What to work on → Retype each line of the material exactly, please, skipping any picture in it.

## START

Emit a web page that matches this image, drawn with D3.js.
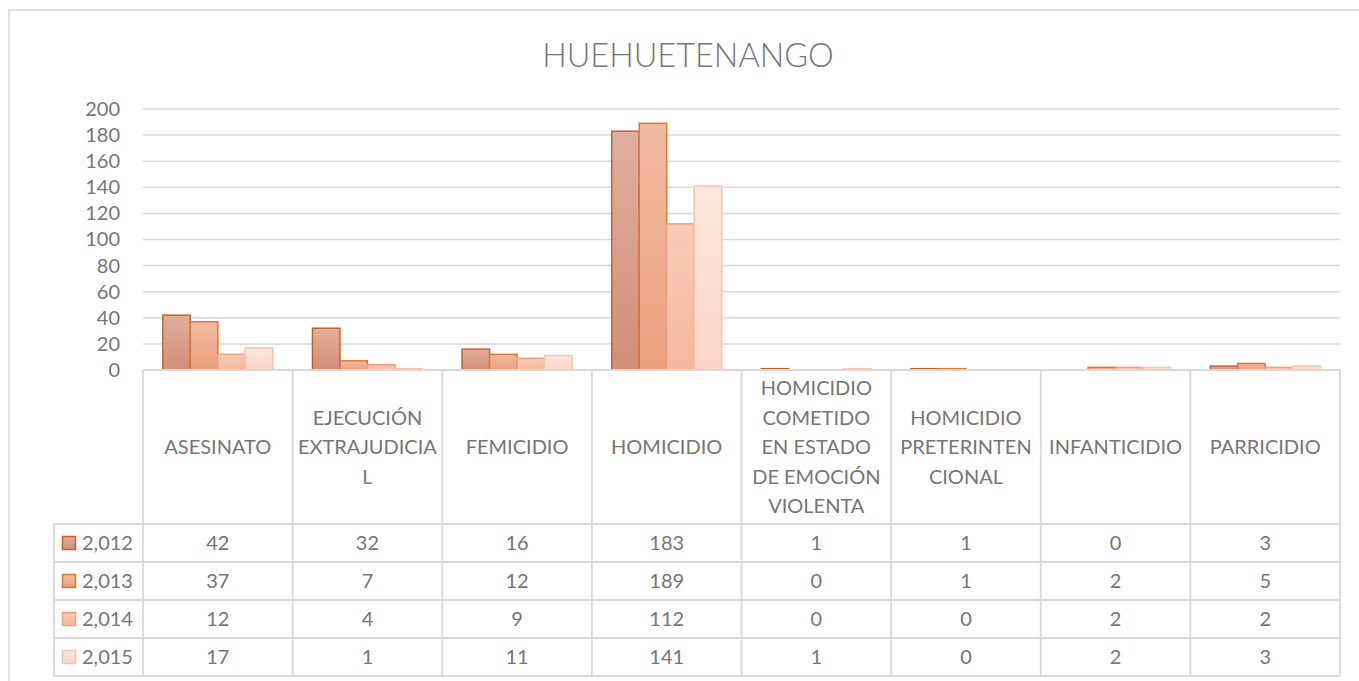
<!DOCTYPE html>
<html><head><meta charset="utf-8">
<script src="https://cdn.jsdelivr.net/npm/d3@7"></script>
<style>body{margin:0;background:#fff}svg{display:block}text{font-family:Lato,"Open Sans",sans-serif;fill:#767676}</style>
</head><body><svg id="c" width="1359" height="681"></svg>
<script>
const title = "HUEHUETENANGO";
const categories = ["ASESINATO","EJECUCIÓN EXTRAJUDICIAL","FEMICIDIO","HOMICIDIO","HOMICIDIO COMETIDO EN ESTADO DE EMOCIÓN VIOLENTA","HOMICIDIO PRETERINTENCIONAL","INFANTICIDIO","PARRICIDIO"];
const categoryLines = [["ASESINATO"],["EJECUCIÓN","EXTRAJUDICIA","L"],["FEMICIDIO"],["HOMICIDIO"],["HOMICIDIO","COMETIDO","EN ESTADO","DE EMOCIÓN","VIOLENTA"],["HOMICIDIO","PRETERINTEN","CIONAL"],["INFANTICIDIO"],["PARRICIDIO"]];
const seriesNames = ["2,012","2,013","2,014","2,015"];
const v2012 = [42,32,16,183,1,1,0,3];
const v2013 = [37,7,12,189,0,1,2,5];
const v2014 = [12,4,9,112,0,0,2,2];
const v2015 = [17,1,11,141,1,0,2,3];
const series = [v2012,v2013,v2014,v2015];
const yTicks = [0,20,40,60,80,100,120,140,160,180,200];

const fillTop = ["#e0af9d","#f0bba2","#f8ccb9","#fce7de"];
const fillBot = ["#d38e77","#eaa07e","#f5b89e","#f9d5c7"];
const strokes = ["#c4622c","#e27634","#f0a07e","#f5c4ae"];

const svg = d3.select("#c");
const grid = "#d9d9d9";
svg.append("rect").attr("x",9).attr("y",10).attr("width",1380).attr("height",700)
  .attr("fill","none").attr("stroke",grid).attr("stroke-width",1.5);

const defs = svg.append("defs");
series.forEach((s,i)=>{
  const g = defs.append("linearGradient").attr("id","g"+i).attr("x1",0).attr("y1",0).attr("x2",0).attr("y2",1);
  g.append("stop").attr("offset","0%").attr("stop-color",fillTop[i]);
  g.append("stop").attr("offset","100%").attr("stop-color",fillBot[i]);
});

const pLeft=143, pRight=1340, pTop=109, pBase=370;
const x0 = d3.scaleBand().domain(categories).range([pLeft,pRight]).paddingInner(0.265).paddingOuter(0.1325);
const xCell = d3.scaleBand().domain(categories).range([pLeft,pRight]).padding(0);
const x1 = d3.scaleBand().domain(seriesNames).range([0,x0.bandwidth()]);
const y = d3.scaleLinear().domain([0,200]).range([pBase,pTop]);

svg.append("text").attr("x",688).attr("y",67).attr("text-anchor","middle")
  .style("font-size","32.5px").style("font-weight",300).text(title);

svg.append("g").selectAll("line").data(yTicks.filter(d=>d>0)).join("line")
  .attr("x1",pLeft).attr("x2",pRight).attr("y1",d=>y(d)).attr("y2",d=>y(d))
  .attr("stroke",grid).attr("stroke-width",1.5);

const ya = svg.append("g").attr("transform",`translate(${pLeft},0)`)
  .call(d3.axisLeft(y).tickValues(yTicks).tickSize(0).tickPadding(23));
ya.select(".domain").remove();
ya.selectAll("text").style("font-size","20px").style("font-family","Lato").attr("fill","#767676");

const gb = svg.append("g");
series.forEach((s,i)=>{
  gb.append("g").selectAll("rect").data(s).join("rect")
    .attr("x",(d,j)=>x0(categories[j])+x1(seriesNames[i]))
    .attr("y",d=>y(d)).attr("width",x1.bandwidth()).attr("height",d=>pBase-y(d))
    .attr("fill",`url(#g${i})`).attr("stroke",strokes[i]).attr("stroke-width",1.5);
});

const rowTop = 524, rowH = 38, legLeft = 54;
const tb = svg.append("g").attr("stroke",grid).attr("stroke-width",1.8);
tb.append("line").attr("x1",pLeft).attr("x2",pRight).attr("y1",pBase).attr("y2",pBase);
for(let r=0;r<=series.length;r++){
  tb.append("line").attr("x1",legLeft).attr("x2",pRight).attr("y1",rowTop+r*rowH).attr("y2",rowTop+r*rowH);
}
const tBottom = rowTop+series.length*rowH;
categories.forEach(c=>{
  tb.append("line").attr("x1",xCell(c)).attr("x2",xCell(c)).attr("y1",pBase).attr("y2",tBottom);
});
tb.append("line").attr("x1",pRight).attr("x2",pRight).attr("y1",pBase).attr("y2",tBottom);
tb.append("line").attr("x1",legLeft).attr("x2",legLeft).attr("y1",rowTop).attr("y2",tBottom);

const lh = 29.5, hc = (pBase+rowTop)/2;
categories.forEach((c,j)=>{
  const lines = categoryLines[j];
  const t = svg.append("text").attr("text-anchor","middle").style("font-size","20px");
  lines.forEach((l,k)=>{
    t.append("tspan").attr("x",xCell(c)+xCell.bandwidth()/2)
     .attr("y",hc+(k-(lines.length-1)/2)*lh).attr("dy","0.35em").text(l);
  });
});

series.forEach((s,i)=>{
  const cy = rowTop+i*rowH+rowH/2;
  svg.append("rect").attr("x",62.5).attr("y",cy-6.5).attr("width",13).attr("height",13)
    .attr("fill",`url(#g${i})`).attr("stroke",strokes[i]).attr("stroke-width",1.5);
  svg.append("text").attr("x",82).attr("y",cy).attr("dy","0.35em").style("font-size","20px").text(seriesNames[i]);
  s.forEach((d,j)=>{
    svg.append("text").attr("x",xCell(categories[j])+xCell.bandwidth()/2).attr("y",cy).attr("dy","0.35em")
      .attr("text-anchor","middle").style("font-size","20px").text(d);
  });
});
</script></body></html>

## END

Answer for this exercise →
Emit a web page that matches this image, drawn with D3.js.
<!DOCTYPE html>
<html><head><meta charset="utf-8">
<script src="https://cdn.jsdelivr.net/npm/d3@7"></script>
<style>body{margin:0;background:#fff}svg{display:block}text{font-family:Lato,"Open Sans",sans-serif;fill:#767676}</style>
</head><body><svg id="c" width="1359" height="681"></svg>
<script>
const title = "HUEHUETENANGO";
const categories = ["ASESINATO","EJECUCIÓN EXTRAJUDICIAL","FEMICIDIO","HOMICIDIO","HOMICIDIO COMETIDO EN ESTADO DE EMOCIÓN VIOLENTA","HOMICIDIO PRETERINTENCIONAL","INFANTICIDIO","PARRICIDIO"];
const categoryLines = [["ASESINATO"],["EJECUCIÓN","EXTRAJUDICIA","L"],["FEMICIDIO"],["HOMICIDIO"],["HOMICIDIO","COMETIDO","EN ESTADO","DE EMOCIÓN","VIOLENTA"],["HOMICIDIO","PRETERINTEN","CIONAL"],["INFANTICIDIO"],["PARRICIDIO"]];
const seriesNames = ["2,012","2,013","2,014","2,015"];
const v2012 = [42,32,16,183,1,1,0,3];
const v2013 = [37,7,12,189,0,1,2,5];
const v2014 = [12,4,9,112,0,0,2,2];
const v2015 = [17,1,11,141,1,0,2,3];
const series = [v2012,v2013,v2014,v2015];
const yTicks = [0,20,40,60,80,100,120,140,160,180,200];

const fillTop = ["#e0af9d","#f0bba2","#f8ccb9","#fce7de"];
const fillBot = ["#d38e77","#eaa07e","#f5b89e","#f9d5c7"];
const strokes = ["#c4622c","#e27634","#f0a07e","#f5c4ae"];

const svg = d3.select("#c");
const grid = "#d9d9d9";
svg.append("rect").attr("x",9).attr("y",10).attr("width",1380).attr("height",700)
  .attr("fill","none").attr("stroke",grid).attr("stroke-width",1.5);

const defs = svg.append("defs");
series.forEach((s,i)=>{
  const g = defs.append("linearGradient").attr("id","g"+i).attr("x1",0).attr("y1",0).attr("x2",0).attr("y2",1);
  g.append("stop").attr("offset","0%").attr("stop-color",fillTop[i]);
  g.append("stop").attr("offset","100%").attr("stop-color",fillBot[i]);
});

const pLeft=143, pRight=1340, pTop=109, pBase=370;
const x0 = d3.scaleBand().domain(categories).range([pLeft,pRight]).paddingInner(0.265).paddingOuter(0.1325);
const xCell = d3.scaleBand().domain(categories).range([pLeft,pRight]).padding(0);
const x1 = d3.scaleBand().domain(seriesNames).range([0,x0.bandwidth()]);
const y = d3.scaleLinear().domain([0,200]).range([pBase,pTop]);

svg.append("text").attr("x",688).attr("y",67).attr("text-anchor","middle")
  .style("font-size","32.5px").style("font-weight",300).text(title);

svg.append("g").selectAll("line").data(yTicks.filter(d=>d>0)).join("line")
  .attr("x1",pLeft).attr("x2",pRight).attr("y1",d=>y(d)).attr("y2",d=>y(d))
  .attr("stroke",grid).attr("stroke-width",1.5);

const ya = svg.append("g").attr("transform",`translate(${pLeft},0)`)
  .call(d3.axisLeft(y).tickValues(yTicks).tickSize(0).tickPadding(23));
ya.select(".domain").remove();
ya.selectAll("text").style("font-size","20px").style("font-family","Lato").attr("fill","#767676");

const gb = svg.append("g");
series.forEach((s,i)=>{
  gb.append("g").selectAll("rect").data(s).join("rect")
    .attr("x",(d,j)=>x0(categories[j])+x1(seriesNames[i]))
    .attr("y",d=>y(d)).attr("width",x1.bandwidth()).attr("height",d=>pBase-y(d))
    .attr("fill",`url(#g${i})`).attr("stroke",strokes[i]).attr("stroke-width",1.5);
});

const rowTop = 524, rowH = 38, legLeft = 54;
const tb = svg.append("g").attr("stroke",grid).attr("stroke-width",1.8);
tb.append("line").attr("x1",pLeft).attr("x2",pRight).attr("y1",pBase).attr("y2",pBase);
for(let r=0;r<=series.length;r++){
  tb.append("line").attr("x1",legLeft).attr("x2",pRight).attr("y1",rowTop+r*rowH).attr("y2",rowTop+r*rowH);
}
const tBottom = rowTop+series.length*rowH;
categories.forEach(c=>{
  tb.append("line").attr("x1",xCell(c)).attr("x2",xCell(c)).attr("y1",pBase).attr("y2",tBottom);
});
tb.append("line").attr("x1",pRight).attr("x2",pRight).attr("y1",pBase).attr("y2",tBottom);
tb.append("line").attr("x1",legLeft).attr("x2",legLeft).attr("y1",rowTop).attr("y2",tBottom);

const lh = 29.5, hc = (pBase+rowTop)/2;
categories.forEach((c,j)=>{
  const lines = categoryLines[j];
  const t = svg.append("text").attr("text-anchor","middle").style("font-size","20px");
  lines.forEach((l,k)=>{
    t.append("tspan").attr("x",xCell(c)+xCell.bandwidth()/2)
     .attr("y",hc+(k-(lines.length-1)/2)*lh).attr("dy","0.35em").text(l);
  });
});

series.forEach((s,i)=>{
  const cy = rowTop+i*rowH+rowH/2;
  svg.append("rect").attr("x",62.5).attr("y",cy-6.5).attr("width",13).attr("height",13)
    .attr("fill",`url(#g${i})`).attr("stroke",strokes[i]).attr("stroke-width",1.5);
  svg.append("text").attr("x",82).attr("y",cy).attr("dy","0.35em").style("font-size","20px").text(seriesNames[i]);
  s.forEach((d,j)=>{
    svg.append("text").attr("x",xCell(categories[j])+xCell.bandwidth()/2).attr("y",cy).attr("dy","0.35em")
      .attr("text-anchor","middle").style("font-size","20px").text(d);
  });
});
</script></body></html>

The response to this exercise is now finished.